:: GIVEN RECORDS ::
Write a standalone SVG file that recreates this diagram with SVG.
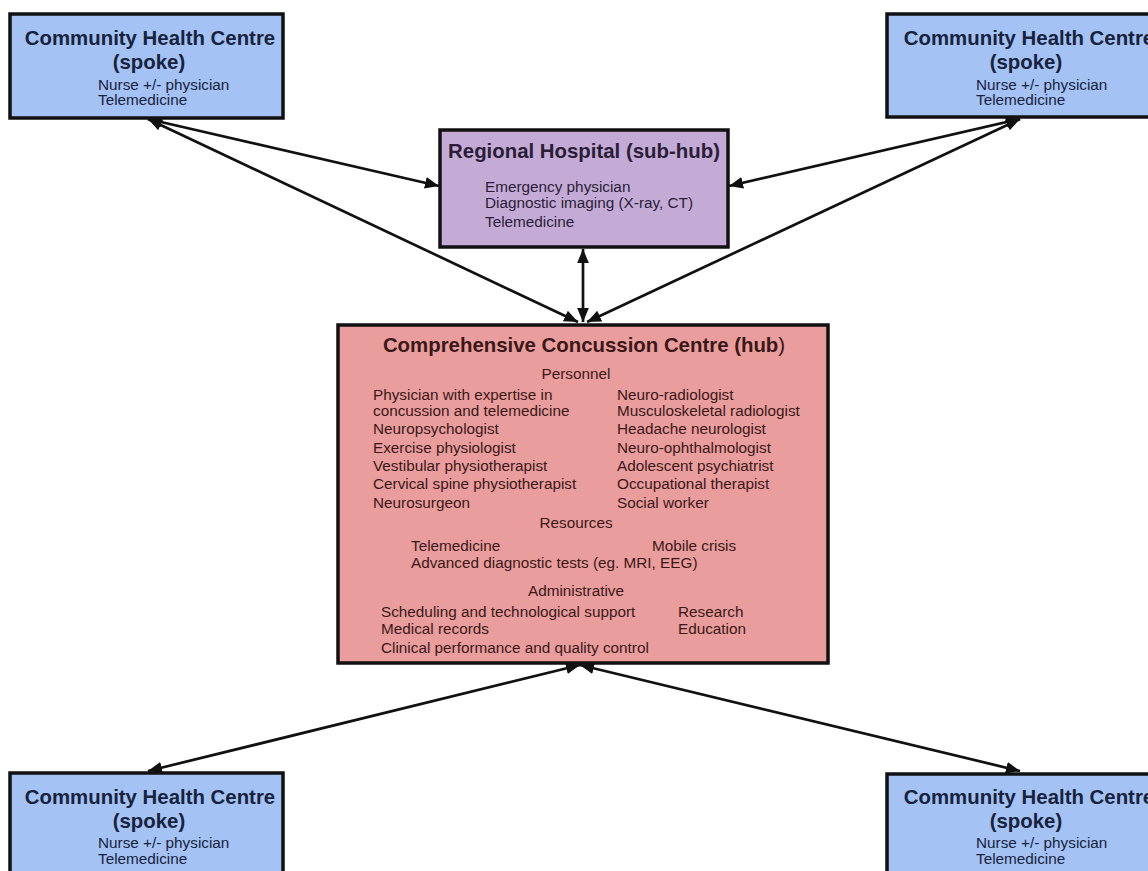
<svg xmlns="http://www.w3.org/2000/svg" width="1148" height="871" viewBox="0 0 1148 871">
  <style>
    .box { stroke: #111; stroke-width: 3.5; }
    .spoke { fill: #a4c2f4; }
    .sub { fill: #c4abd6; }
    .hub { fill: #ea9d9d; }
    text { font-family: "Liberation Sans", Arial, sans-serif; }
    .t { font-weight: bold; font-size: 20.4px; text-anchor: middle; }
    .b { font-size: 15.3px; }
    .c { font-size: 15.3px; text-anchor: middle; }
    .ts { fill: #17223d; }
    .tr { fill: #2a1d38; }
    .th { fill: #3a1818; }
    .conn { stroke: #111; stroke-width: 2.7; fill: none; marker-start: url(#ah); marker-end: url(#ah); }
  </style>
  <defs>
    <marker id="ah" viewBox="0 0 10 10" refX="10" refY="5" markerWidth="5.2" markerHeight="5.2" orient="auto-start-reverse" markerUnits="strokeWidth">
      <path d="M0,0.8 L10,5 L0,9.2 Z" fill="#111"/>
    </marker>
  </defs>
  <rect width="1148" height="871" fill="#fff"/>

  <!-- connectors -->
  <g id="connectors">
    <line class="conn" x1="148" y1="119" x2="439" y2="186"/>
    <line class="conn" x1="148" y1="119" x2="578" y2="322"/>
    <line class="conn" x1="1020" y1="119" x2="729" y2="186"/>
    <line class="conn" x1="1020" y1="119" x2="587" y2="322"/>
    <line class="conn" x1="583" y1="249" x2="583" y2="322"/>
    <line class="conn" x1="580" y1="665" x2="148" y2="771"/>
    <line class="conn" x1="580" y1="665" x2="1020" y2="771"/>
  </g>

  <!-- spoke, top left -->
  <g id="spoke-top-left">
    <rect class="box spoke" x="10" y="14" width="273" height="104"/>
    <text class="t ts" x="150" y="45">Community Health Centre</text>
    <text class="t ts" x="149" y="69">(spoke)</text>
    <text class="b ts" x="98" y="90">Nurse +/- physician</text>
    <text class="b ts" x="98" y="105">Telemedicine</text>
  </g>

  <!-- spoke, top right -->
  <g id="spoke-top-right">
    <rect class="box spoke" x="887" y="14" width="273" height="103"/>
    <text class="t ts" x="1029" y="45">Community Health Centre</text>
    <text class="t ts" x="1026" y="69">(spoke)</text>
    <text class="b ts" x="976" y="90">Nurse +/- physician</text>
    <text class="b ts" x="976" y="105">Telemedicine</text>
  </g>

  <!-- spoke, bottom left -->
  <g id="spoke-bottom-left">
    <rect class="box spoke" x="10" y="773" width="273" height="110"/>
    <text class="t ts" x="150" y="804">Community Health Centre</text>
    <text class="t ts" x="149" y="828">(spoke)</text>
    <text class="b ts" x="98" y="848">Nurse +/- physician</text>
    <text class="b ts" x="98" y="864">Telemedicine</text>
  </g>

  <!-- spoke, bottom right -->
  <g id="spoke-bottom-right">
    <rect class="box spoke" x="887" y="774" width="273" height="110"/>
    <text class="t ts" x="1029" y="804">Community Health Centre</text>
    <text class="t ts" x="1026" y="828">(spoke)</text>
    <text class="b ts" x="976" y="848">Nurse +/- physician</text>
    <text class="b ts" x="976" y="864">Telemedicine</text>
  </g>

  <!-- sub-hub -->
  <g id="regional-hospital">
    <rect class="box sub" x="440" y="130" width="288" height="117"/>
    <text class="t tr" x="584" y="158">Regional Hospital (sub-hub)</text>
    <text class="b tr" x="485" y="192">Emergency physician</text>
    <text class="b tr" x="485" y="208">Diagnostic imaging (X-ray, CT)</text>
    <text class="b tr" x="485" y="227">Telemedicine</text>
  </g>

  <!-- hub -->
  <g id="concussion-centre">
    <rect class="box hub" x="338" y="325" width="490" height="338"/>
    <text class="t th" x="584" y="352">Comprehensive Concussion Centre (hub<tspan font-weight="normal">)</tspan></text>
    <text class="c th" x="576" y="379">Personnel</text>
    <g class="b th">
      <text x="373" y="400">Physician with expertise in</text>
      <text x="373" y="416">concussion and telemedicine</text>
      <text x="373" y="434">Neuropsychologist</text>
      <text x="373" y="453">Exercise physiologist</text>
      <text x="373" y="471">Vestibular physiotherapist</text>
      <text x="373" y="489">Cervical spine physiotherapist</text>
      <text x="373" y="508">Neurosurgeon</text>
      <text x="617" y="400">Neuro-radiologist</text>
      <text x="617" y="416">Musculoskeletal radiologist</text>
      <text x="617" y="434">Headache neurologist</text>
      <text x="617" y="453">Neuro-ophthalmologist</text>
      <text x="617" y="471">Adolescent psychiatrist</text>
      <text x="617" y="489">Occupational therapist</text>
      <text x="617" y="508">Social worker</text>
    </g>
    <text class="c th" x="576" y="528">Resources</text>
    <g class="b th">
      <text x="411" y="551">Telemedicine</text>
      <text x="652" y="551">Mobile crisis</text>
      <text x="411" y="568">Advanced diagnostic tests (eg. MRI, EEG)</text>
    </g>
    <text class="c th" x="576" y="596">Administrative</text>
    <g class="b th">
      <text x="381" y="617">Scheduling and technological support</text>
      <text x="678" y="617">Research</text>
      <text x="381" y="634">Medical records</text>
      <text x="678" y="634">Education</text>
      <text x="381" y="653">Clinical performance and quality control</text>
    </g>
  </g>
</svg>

...

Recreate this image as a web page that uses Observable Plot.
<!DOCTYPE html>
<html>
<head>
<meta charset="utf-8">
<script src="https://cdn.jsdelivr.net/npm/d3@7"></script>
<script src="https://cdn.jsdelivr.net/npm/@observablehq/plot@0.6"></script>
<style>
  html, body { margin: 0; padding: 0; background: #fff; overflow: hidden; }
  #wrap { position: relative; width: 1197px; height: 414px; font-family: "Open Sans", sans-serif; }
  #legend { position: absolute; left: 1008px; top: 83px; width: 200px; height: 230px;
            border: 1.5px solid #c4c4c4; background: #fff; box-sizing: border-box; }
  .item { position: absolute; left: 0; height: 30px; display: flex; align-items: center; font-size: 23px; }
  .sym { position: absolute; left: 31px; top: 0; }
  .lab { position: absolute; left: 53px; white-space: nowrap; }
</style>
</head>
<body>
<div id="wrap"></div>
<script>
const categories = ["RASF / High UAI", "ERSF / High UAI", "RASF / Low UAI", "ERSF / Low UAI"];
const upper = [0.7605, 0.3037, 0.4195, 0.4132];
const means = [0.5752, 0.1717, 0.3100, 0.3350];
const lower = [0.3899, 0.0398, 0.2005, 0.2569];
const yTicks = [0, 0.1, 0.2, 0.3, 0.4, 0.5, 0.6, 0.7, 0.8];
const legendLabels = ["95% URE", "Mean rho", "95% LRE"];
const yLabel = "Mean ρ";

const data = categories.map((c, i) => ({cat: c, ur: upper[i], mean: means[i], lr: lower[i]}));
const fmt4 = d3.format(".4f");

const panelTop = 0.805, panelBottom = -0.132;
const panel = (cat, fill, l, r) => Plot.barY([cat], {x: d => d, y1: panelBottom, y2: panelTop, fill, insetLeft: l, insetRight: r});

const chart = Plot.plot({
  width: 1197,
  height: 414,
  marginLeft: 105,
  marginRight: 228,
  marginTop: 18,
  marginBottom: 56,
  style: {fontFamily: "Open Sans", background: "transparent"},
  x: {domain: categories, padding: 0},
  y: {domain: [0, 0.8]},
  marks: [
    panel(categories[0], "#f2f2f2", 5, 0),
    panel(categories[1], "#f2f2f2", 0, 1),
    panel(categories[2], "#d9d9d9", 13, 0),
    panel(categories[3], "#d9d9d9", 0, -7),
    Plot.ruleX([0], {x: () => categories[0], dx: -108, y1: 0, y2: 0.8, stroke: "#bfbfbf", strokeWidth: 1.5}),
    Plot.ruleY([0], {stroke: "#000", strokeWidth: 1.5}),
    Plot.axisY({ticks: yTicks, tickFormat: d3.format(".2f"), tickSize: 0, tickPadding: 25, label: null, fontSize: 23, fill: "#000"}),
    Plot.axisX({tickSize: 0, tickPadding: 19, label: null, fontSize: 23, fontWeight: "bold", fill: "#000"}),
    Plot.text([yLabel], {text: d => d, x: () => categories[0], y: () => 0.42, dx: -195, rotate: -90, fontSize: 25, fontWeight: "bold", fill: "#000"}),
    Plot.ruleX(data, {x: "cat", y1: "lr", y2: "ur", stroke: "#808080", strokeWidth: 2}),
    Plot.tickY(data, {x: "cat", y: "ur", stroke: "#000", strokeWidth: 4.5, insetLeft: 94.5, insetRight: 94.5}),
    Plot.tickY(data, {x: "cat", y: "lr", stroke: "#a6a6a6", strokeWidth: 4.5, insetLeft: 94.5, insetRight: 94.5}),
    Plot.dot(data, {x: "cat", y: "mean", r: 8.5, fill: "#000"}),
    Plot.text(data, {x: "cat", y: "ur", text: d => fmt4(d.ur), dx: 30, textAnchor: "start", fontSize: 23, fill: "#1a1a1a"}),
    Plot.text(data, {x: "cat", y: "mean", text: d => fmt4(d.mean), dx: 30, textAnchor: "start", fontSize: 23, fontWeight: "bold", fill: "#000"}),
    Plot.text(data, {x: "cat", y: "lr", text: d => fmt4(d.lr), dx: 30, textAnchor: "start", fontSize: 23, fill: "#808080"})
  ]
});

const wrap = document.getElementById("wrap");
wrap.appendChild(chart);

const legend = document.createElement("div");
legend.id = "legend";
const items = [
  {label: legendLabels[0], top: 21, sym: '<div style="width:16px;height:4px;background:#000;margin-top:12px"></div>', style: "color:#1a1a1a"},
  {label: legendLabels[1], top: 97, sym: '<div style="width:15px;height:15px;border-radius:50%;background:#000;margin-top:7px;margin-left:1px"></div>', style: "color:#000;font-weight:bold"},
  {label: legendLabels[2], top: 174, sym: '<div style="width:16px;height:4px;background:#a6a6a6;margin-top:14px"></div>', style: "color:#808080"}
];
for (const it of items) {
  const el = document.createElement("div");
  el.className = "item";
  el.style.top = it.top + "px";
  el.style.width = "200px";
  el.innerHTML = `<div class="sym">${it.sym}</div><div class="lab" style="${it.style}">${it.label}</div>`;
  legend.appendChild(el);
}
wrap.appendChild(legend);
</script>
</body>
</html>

:: WORK INSTRUCTIONS ::
Copy every line of the entries above in which "with" occurs.

:: RESPONSE FOR THIS EXERCISE ::
Write a standalone SVG file that recreates this diagram with SVG.
      <text x="373" y="400">Physician with expertise in</text>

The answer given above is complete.